10th November 2014
Given the challenges presently facing Morrison, and especially Tesco, investors will be eager to hear how Sainsburys is performing when it updates the market with its half-year results on Wednesday.
The supermarket giant has not been immune to the headwinds – namely stiffer competition – in the sector and over the past year its shares are down by a hefty 34% and ahead of the update the consensus opinion currently denotes a ‘weak hold’.
On the day the strategic update from new chief executive, Mike Coupe will head the agenda and Keith Bowman equity analyst at Hargreaves Lansdown Stockbrokers highlights that intense competition is expected to underwrite a 10% plus decline in pre-tax profit to around £346m.
He says: “A focus on cost reduction is likely to be announced, while speculation that the company, like rival Tesco, could move to cut the dividend payment, also persists. An update with regards to its Netto discount stores partnership could also feature.”
Against the tide, Sheridan Admans, investment research manager at The Share Centre is more bullish and currently has the stock on his ‘buy’ list.
He says: “Any signs that the company is likely to participate in the growing price war in the sector will also be of interest. There is also concern that after growing dividends steadily for a number of years, the company may decide to cut its payout this year.”
Thursday sees ITV reports its third quarter trading update. The X-Factor and Downton Abbey broadcaster has enjoyed an 8% share price rise over the past six months and is expected to report further progress, with growth for both its advertising and studios business forecast.
Bowman says: “Underpinned by a focus on cash generation, potential for additional bolt-on acquisitions at its Studios business could be highlighted, whilst management’s focus on cost reduction may again be underlined.”
He adds: “For now, and aided by takeover hopes following Liberty Global’s (owner of Virgin Media) 6.4% share stake purchase from BSkyB, analyst opinion currently points towards a ‘buy’.”
Admans, in line with the consensus is calling the shares a ‘buy’ and notes that, as is usually the case, comments on the outlook for advertising rates will be important as will the control of its cost base.
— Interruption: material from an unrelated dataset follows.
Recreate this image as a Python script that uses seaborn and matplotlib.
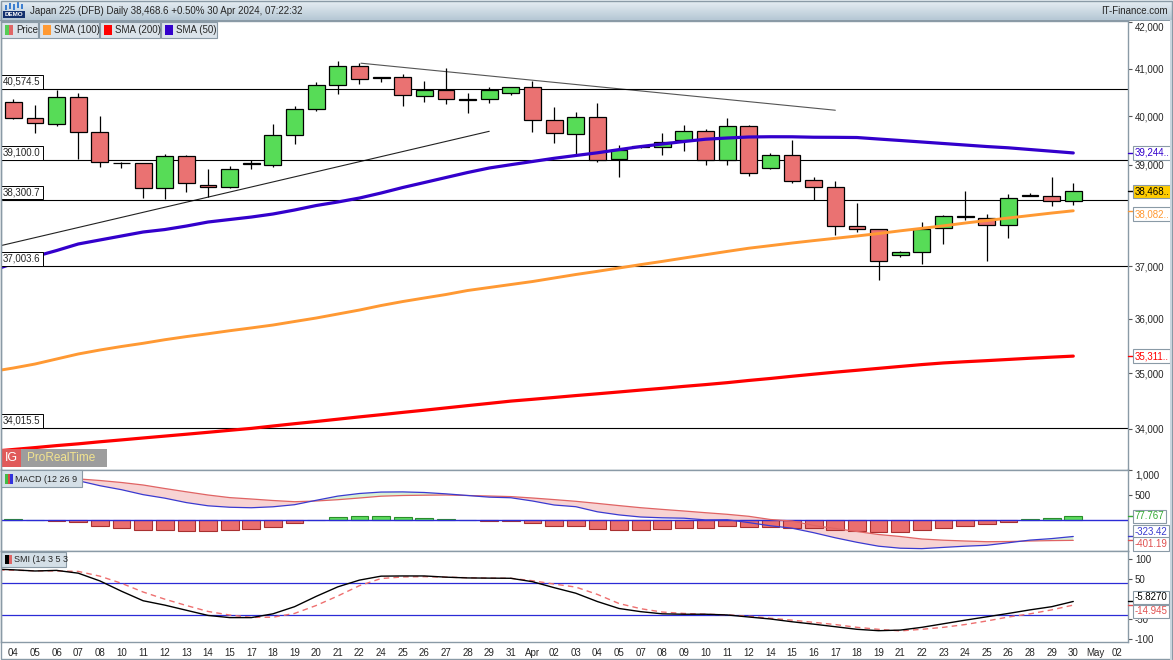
import matplotlib
matplotlib.use("Agg")
import matplotlib.pyplot as plt
import numpy as np
import seaborn as sns
from matplotlib.colors import LinearSegmentedColormap
from matplotlib.patches import Rectangle
from matplotlib.ticker import NullLocator

sns.set_style("white")
plt.rcParams["font.family"] = ["Liberation Sans", "DejaVu Sans"]
plt.rcParams["font.size"] = 7

W, H = 1173, 660

# ---- data ----
day_labels = ["04", "05", "06", "07", "08", "10", "11", "12", "13", "14", "15", "17", "18",
              "19", "20", "21", "22", "24", "25", "26", "27", "28", "29", "31", "Apr", "02",
              "03", "04", "05", "07", "08", "09", "10", "11", "12", "14", "15", "16", "17",
              "18", "19", "21", "22", "23", "24", "25", "26", "28", "29", "30", "May", "02"]

opens = [40290, 39957, 39832, 40395, 39667, 39040, 39033, 38529, 39175, 38588,
         38548, 39030, 38993, 39605, 40144, 40648, 41058, 40820, 40818, 40416,
         40549, 40345, 40353, 40480, 40618, 39915, 39626, 39978, 39114, 39392,
         39359, 39509, 39693, 39100, 39791, 38932, 39202, 38696, 38548, 37776,
         37717, 37223, 37281, 37737, 37960, 37946, 37808, 38385, 38370, 38270]
highs = [40353, 40234, 40549, 40492, 40005, 39066, 39033, 39216, 39196, 38917,
         38985, 39100, 39839, 40213, 40724, 41165, 41115, 40830, 40888, 40738,
         41010, 40480, 40607, 40618, 40745, 40193, 40097, 40281, 39407, 39400,
         39660, 39817, 39734, 39960, 39817, 39235, 39510, 38763, 38675, 38242,
         37717, 37300, 37866, 38000, 38481, 38023, 38415, 38430, 38763, 38645]
lows = [39950, 39659, 39803, 39120, 38964, 38932, 38329, 38309, 38461, 38348,
        38529, 38911, 38964, 39420, 40115, 40471, 40675, 40720, 40219, 40295,
        40260, 40066, 40281, 40452, 39680, 39441, 39222, 39066, 38763, 39350,
        39202, 39289, 38999, 38999, 38783, 38925, 38628, 38293, 37605, 37657,
        36736, 37185, 37048, 37424, 37906, 37106, 37552, 38370, 38173, 38187]
closes = [39957, 39853, 40395, 39667, 39053, 39030, 38529, 39187, 38629, 38548,
          38911, 39025, 39605, 40144, 40648, 41058, 40775, 40805, 40437, 40549,
          40366, 40340, 40543, 40618, 39915, 39647, 39978, 39100, 39304, 39359,
          39467, 39693, 39100, 39791, 38831, 39195, 38682, 38548, 37776, 37717,
          37094, 37281, 37717, 37972, 37965, 37808, 38328, 38395, 38270, 38468.6]

# indicator series start one session earlier (off the left edge)
sma50 = [36918, 37052, 37187, 37303, 37430, 37508, 37586, 37664, 37712, 37781, 37860,
         37909, 37958, 38018, 38097, 38186, 38256, 38335, 38435, 38545, 38645, 38746,
         38847, 38938, 39005, 39070, 39135, 39192, 39247, 39312, 39375, 39427, 39478,
         39525, 39550, 39571, 39576, 39575, 39566, 39564, 39560, 39529, 39499, 39468,
         39437, 39406, 39375, 39349, 39314, 39279, 39244]
sma100 = [35029, 35093, 35166, 35258, 35350, 35423, 35488, 35547, 35613, 35671, 35724,
          35780, 35832, 35886, 35952, 36017, 36092, 36167, 36252, 36327, 36394, 36460,
          36536, 36593, 36650, 36707, 36774, 36841, 36902, 36966, 37031, 37093, 37158,
          37222, 37286, 37348, 37398, 37449, 37496, 37541, 37586, 37634, 37687, 37736,
          37785, 37840, 37889, 37939, 37988, 38037, 38082]
sma200 = [33605, 33638, 33671, 33706, 33737, 33773, 33806, 33840, 33873, 33906, 33940,
          33975, 34009, 34051, 34092, 34131, 34172, 34213, 34252, 34293, 34332, 34373,
          34414, 34454, 34495, 34527, 34560, 34594, 34626, 34659, 34693, 34725, 34760,
          34792, 34827, 34867, 34903, 34943, 34981, 35018, 35052, 35087, 35122, 35156,
          35186, 35208, 35228, 35250, 35272, 35292, 35311]

macd = [890, 884, 852, 835, 792, 692, 612, 513, 443, 354, 290, 261, 251, 270, 312, 400,
        484, 536, 565, 568, 556, 529, 496, 463, 451, 386, 306, 272, 170, 108, 66, 50, 42,
        8, 12, -46, -110, -158, -248, -350, -440, -518, -558, -567, -542, -518, -500,
        -449, -396, -366, -323.42]
macd_signal = [870, 866, 852, 840, 828, 796, 756, 706, 636, 570, 506, 454, 426, 396, 372,
               386, 412, 446, 482, 496, 502, 506, 496, 486, 474, 446, 414, 380, 338, 294,
               252, 218, 186, 152, 120, 80, 16, -14, -104, -164, -224, -284, -324, -374,
               -398, -414, -428, -424, -414, -406, -401.19]
macd_hist = [18, 0, -5, -36, -104, -144, -193, -193, -216, -216, -193, -175, -126, -60,
             14, 72, 90, 83, 72, 54, 23, 0, -23, -23, -60, -108, -108, -168, -186, -186,
             -168, -144, -144, -108, -126, -126, -144, -144, -186, -216, -234, -234, -193,
             -144, -104, -72, -25, 18, 40, 77.767]

smi = [76, 74, 71, 72.5, 65.5, 46, 20, -4, -15, -28, -41, -46.5, -46.5, -37, -19, 7, 31,
       48, 58, 58.5, 58.5, 55.5, 53.5, 53, 52.6, 44, 29, 15, -6, -23.5, -31.5, -37, -38,
       -38, -39.8, -45, -50, -57, -63, -69.5, -76, -79.5, -78, -71, -62, -53, -44.5, -36,
       -27, -19, -5.827]
smi_signal = [74, 73, 71.5, 71, 70, 58, 40, 18, 0, -16, -31, -40, -46, -45.5, -36, -16, 8,
              34, 52, 56, 56.7, 55.5, 54, 53, 52.6, 46.5, 38, 30.5, 12, -11, -24, -32.5,
              -36, -38, -39.5, -43, -48, -53, -58.5, -64, -71, -76, -80, -76, -71, -64,
              -55, -45, -37, -27, -14.945]

h_levels = [40574.5, 39100.0, 38300.7, 37003.6, 34015.5]
price_ticks = [34000, 35000, 36000, 37000, 39000, 40000, 41000, 42000]
trend_up_x, trend_up_y = [-0.6, 22.0], [37396, 39688]
trend_down_x, trend_down_y = [16.07, 38.0], [41118, 40125]

bar_x = np.arange(len(opens))
line_x = np.arange(-1, len(opens))

RED, GREEN = "#ea7272", "#57dc57"
BORDER = "#8a9aa6"

fig = plt.figure(figsize=(W / 100, H / 100), dpi=100, facecolor="white")
ax = fig.add_axes([1 / W, 1 - 469.5 / H, 1127 / W, 448.5 / H])
ax_macd = fig.add_axes([1 / W, 1 - 551 / H, 1127 / W, 81.5 / H], sharex=ax)
ax_smi = fig.add_axes([1 / W, 1 - 642 / H, 1127 / W, 91 / H], sharex=ax)

# ---- price panel ----
ax.set_yscale("log")
o, c = np.array(opens), np.array(closes)
up = c >= o
ax.vlines(bar_x, lows, highs, color="black", lw=0.9, zorder=3)
ax.bar(bar_x, np.maximum(np.abs(c - o), 12), bottom=np.minimum(o, c), width=0.78,
       color=np.where(up, GREEN, RED), edgecolor="black", linewidth=0.9, zorder=4)

sns.lineplot(x=line_x, y=sma100, ax=ax, color="#ff9933", lw=2.1, zorder=5)
sns.lineplot(x=line_x, y=sma200, ax=ax, color="#ff0000", lw=2.3, zorder=5)
sns.lineplot(x=line_x, y=sma50, ax=ax, color="#3300cc", lw=2.3, zorder=5)
ax.plot(trend_up_x, trend_up_y, color="#222222", lw=0.8, zorder=2)
ax.plot(trend_down_x, trend_down_y, color="#555555", lw=0.8, zorder=2)

for lvl in h_levels:
    ax.axhline(lvl, color="black", lw=0.8, zorder=2)
    ax.annotate(f"{lvl:,.1f}", xy=(0, lvl), xycoords=ax.get_yaxis_transform(),
                xytext=(1.5, 1.6), textcoords="offset points", va="bottom", ha="left",
                fontsize=7, zorder=6,
                bbox=dict(boxstyle="square,pad=0.2", fc="white", ec="black", lw=0.7))

ax.set_ylim(33290, 42030)
ax.set_xlim(-0.57, 51.53)
ax.set_yticks(price_ticks, labels=[f"{t:,}" for t in price_ticks])
ax.yaxis.set_minor_locator(NullLocator())

# ---- MACD panel ----
mx = np.array(macd)
ms = np.array(macd_signal)
ax_macd.fill_between(line_x, mx, ms, where=mx >= ms, interpolate=True, color="#d6f2d6", lw=0)
ax_macd.fill_between(line_x, mx, ms, where=mx < ms, interpolate=True, color="#f7d3d3", lw=0)
hist = np.array(macd_hist)
ax_macd.bar(bar_x, hist, width=0.82, color=np.where(hist >= 0, "#5cdc5c", "#ea6e6e"),
            edgecolor=np.where(hist >= 0, "#2a8f2a", "#a83030"), linewidth=0.8, zorder=2)
ax_macd.axhline(0, color="#2b2bd6", lw=1, zorder=3)
sns.lineplot(x=line_x, y=macd_signal, ax=ax_macd, color="#e06464", lw=0.9, zorder=4)
sns.lineplot(x=line_x, y=macd, ax=ax_macd, color="#3a3ad0", lw=0.9, zorder=4)
ax_macd.set_ylim(-614, 1016)
ax_macd.set_yticks([500, 1000], labels=["500", "1,000"])

# ---- SMI panel ----
ax_smi.axhline(40, color="#2b2bd6", lw=0.9)
ax_smi.axhline(-40, color="#2b2bd6", lw=0.9)
sns.lineplot(x=line_x, y=smi_signal, ax=ax_smi, color="#ee7070", lw=1.0, dashes=(4, 3),
             zorder=3)
sns.lineplot(x=line_x, y=smi, ax=ax_smi, color="black", lw=1.0, zorder=4)
ax_smi.set_ylim(-108, 121.4)
ax_smi.set_yticks([-100, -50, 50, 100], labels=["-100", "-50", "50", "100"])

ax_smi.set_xticks(np.arange(len(day_labels)), labels=day_labels)
ax_smi.set_xlim(-0.57, 51.53)

for a in (ax, ax_macd, ax_smi):
    a.yaxis.tick_right()
    a.tick_params(axis="y", which="both", right=True, left=False, labelright=True,
                  labelleft=False, length=3, width=0.8, color="#555555", labelsize=7, pad=2)
    a.set_xlabel("")
    a.set_ylabel("")
    for s in a.spines.values():
        s.set_edgecolor(BORDER)
        s.set_linewidth(1)
for a in (ax, ax_macd):
    a.tick_params(axis="x", bottom=False, labelbottom=False)
ax_smi.tick_params(axis="x", bottom=False, labelbottom=True, labelsize=7, pad=1)

# top tick labels hang below their ticks
for a, top in ((ax, 42000), (ax_macd, 1000)):
    for t in a.yaxis.get_major_ticks():
        if t.get_loc() == top:
            t.label2.set_va("top")


def value_tag(a, y, text, color, fc="white", dy=0):
    tr = a.get_yaxis_transform()
    a.plot([1.0, 1.004], [y, y], transform=tr, color=color, lw=1, clip_on=False, zorder=9)
    a.annotate(text, xy=(1.0, y), xycoords=tr, xytext=(4.5, dy), textcoords="offset points",
               va="center", ha="left", color=color, fontsize=7, annotation_clip=False,
               zorder=10, bbox=dict(boxstyle="square,pad=0.18", fc=fc, ec=BORDER, lw=0.8))


value_tag(ax, sma50[-1], "39,244..", "#3300cc")
value_tag(ax, closes[-1], "38,468..", "black", fc="#ffcc00")
value_tag(ax, sma100[-1], "38,082..", "#ff9933", dy=-2.5)
value_tag(ax, sma200[-1], "35,311..", "#ff0000")
value_tag(ax_macd, macd_hist[-1], "77.767", "#33aa33")
value_tag(ax_macd, macd[-1], "-323.42", "#3a3ad0", dy=3.2)
value_tag(ax_macd, macd_signal[-1], "-401.19", "#e05050", dy=-2.6)
value_tag(ax_smi, smi[-1], "-5.8270", "black", dy=3)
value_tag(ax_smi, smi_signal[-1], "-14.945", "#e05050", dy=-4.5)


# ---- decorations in pixel coordinates ----
def fig_rect(x0, y0, x1, y1, **kw):
    fig.add_artist(Rectangle((x0 / W, 1 - y1 / H), (x1 - x0) / W, (y1 - y0) / H,
                             transform=fig.transFigure, **kw))


def fig_text(x, y, s, **kw):
    fig.text(x / W, 1 - y / H, s, va="center", **kw)


head = fig.add_axes([0, 1 - 20 / H, 1, 20 / H])
head.imshow(np.linspace(0, 1, 20)[:, None], aspect="auto", extent=[0, 1, 0, 1],
            cmap=LinearSegmentedColormap.from_list("hd", ["#e8eff4", "#b6c8d5"]))
head.axis("off")
fig_rect(0, 19.5, W, 20.5, fc=BORDER, ec="none")
fig_text(30, 10.5, "Japan 225 (DFB) Daily 38,468.6 +0.50% 30 Apr 2024, 07:22:32", fontsize=7)
fig_text(1168, 10.5, "IT-Finance.com", fontsize=7, ha="right")
# demo badge
for bx, by0, by1 in ((5, 5, 10), (9, 3, 9), (13, 4, 10), (17, 2, 8), (21, 4, 9)):
    fig_rect(bx, by0, bx + 2, by1, fc="#3d7fd0", ec="none")
fig_rect(3, 11, 25, 18, fc="#12306e", ec="none")
fig_text(14, 14.6, "DEMO", fontsize=4.5, color="white", ha="center", weight="bold")

# legend buttons
for x0, x1, label, cols in ((1, 38, "Price", ("#55cc55", "#e06666")),
                            (39, 99, "SMA (100)", ("#ff9933",)),
                            (100, 160, "SMA (200)", ("#ff0000",)),
                            (161, 217, "SMA (50)", ("#3300cc",))):
    fig_rect(x0, 22, x1, 38, fc="#dbe3ea", ec=BORDER, lw=0.8)
    sw = 8 / len(cols)
    for k, col in enumerate(cols):
        fig_rect(x0 + 4 + k * sw, 25, x0 + 4 + (k + 1) * sw, 35, fc=col, ec="none")
    fig_text(x0 + 15, 30, label, fontsize=7)

# broker logo
fig_rect(2, 449, 107, 467, fc="#9d9d9d", ec="none")
fig_rect(2, 449, 21, 467, fc="#e05a5a", ec="none")
fig_text(11.5, 458, "IG", fontsize=9, color="white", ha="center")
fig_text(27, 458, "ProRealTime", fontsize=8.5, color="#f3e48f")

# indicator captions
fig_rect(1, 470, 82, 487, fc="#d4dfe7", ec=BORDER, lw=0.8)
for k, col in enumerate(("#44bb44", "#dd4444", "#3333dd")):
    fig_rect(5 + 2.5 * k, 474, 7.5 + 2.5 * k, 484, fc=col, ec="none")
fig_text(15, 479, "MACD (12 26 9", fontsize=6.5)
fig_rect(1, 552, 66, 567, fc="#d4dfe7", ec=BORDER, lw=0.8)
fig_rect(5, 555, 8.5, 564, fc="black", ec="none")
fig_rect(8.5, 555, 12, 564, fc="#e06666", ec="none")
fig_text(14, 559.5, "SMI (14 3 5 3", fontsize=6.5)

# outer frame
fig_rect(0.5, 0.5, W - 1, H - 1, fc="none", ec=BORDER, lw=1)
fig_rect(1170, 20, 1172, H, fc="#c9d5de", ec="none")

fig.savefig("out.png", dpi=100, facecolor="white")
Thursday also sees aero-engine maker Rolls-Royce publish its latest interim management statement. There has been a regular flow of news from the company recently, including a profit warning in October and restructuring in early November.
Brewin Dolphin equity analyst Iain Armstrong, says: “After a disappointing third quarter trading update and reduced medium term guidance for its civil aerospace business, Rolls-Royce found itself back in the public eye with the announcement that it was to cut 2, 600 posts from its 55,000 employees worldwide.”
Despite the troubles engulfing the company, and the general sentiment pointing to a ‘neutral’ stance on the shares, Cantor Fitzgerald and UBS have both re-issued ‘buy’ recommendations, as has Admans. Looking ahead to the update, he says: “The market may think that the majority of significant news is already out. Investors may expect more comment on the group’s current situation and hope for some clarity regarding the future.”
Armstrong adds: “Management has already tried to justify the cuts by explaining the reduced need for development engineers given that key engine families are now at the production stage. In addition the simplification of the organisation from five divisions to two has reduced the number of management layers. However, getting rid of highly skilled engineers – who are already in short supply globally – suggests that the current malaise in Rolls-Royce’s orders may more than a short term concern.”